If an axis does not have overflow tracking enabled, any partial group along that axis will be discarded. If it does have overflow tracking enabled, any partial group’s sum will be added to the axis’ underflow bin if it is on the left, or to the overflow bin if it is on the right.

For histograms with multiple axes, the result of rebinning is equivalent to rebinning the input on the first axis, then rebinning the result on the second axis, and so forth for all axes.

Parameters:

ngroup (int or array-like) – number of adjacent bins to combine for each axis. If this value is > 0 for an axis, binning starts from left side of contents, so the last partial group (if any) is on the right; if < 0, binning starts from right side, so last partial group (if any) is on the left.

Returns:

a new, rebinned Histogram

plot(ax=None, errorbars=None, colorbar=True, label_axes=True, **kwargs)[source]

Quick plot of the histogram contents.

Under/overflow bins are not included. Only 1D and 2D histograms are supported.

Histogram with a HealpixAxis will automatically be plotted as a map, passing all kwargs to mhealpy’s HealpixMap.plot()

Parameters:
  • ax (matplotlib.axes) – Axes on which to draw the histogram. A new one will be created by default.

  • errorbars (bool or None) – Include errorbars for 1D histograms. The default is to plot them if sumw2 is available

  • colorbar (bool) – Draw colorbar in 2D plots

  • label_axes (bool) – Label plots axes. Histogram axes must be labeled.

  • **kwargs – Passed to matplotlib.errorbar() (1D) or matplotlib.pcolormesh (2D)

draw(ax=None, errorbars=None, colorbar=True, label_axes=True, **kwargs)

Quick plot of the histogram contents.

Under/overflow bins are not included. Only 1D and 2D histograms are supported.

Histogram with a HealpixAxis will automatically be plotted as a map, passing all kwargs to mhealpy’s HealpixMap.plot()

Parameters:
  • ax (matplotlib.axes) – Axes on which to draw the histogram. A new one will be created by default.

  • errorbars (bool or None) – Include errorbars for 1D histograms. The default is to plot them if sumw2 is available

  • colorbar (bool) – Draw colorbar in 2D plots

  • label_axes (bool) – Label plots axes. Histogram axes must be labeled.

  • **kwargs – Passed to matplotlib.errorbar() (1D) or matplotlib.pcolormesh (2D)

fit(f, lo_lim=None, hi_lim=None, **kwargs)[source]

Fit histogram data using least squares.

This is a convenient call to scipy.optimize.curve_fit. Sigma corresponds to the output of h.bin_error. Empty bins (e.g. error equals 0) are ignored

Parameters:
  • f (callable) – Function f(x),… that takes the independent variable x as first argument, and followed by the parameters to be fitted. For a k-dimensional histogram is should handle arrays of shape (k,) or (k,N). The inputs and outputs must be unitless.

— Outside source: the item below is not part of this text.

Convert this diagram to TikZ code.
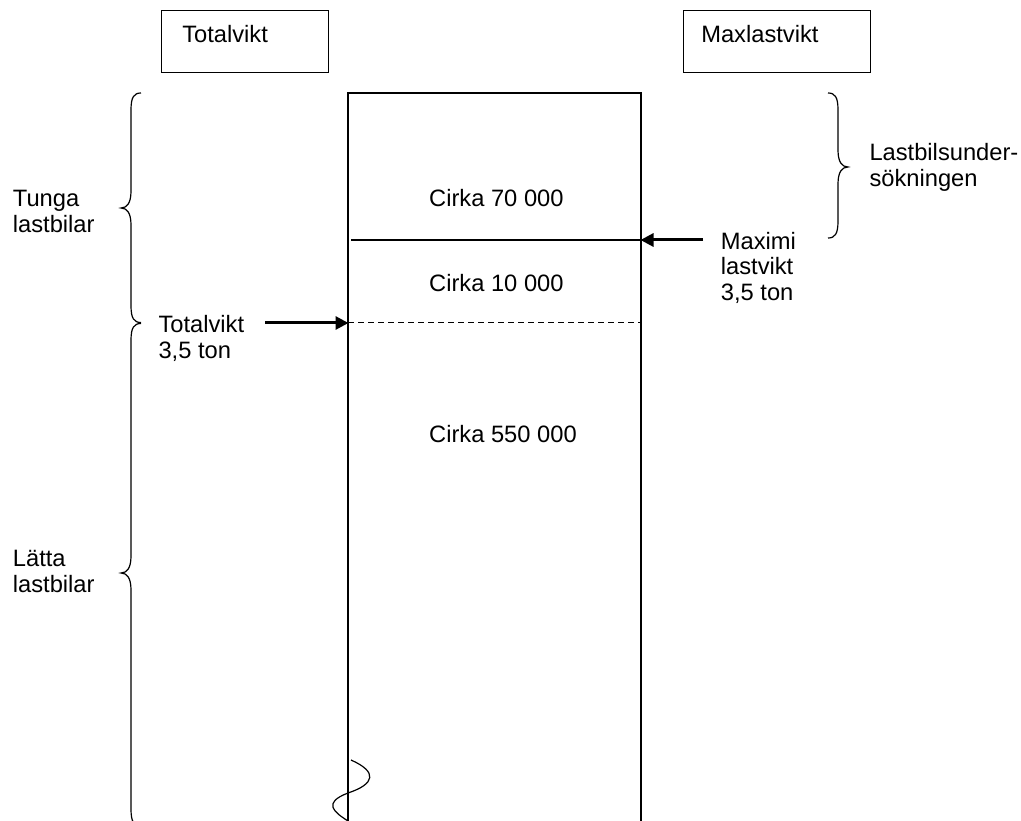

  • lo_lim (float or array) – Low axis limit to fit. One value per axis.

  • lo_lim – High axis limit to fit. One value per axis.

  • **kwargs – Passed to scipy.optimize.curve_fit

write(filename, name='hist', overwrite=False)[source]

Write histogram to a group in an HDF5 file. Appended if the file already exists.

Parameters:
  • filename (str) – Path to file

  • name (str) – Name of group to save histogram (can be any HDF5 path)

  • overwrite (str) – Delete and overwrite group if already exists.

classmethod open(filename, name='hist')[source]

Read a Histogram from a specified group in an HDF5 file.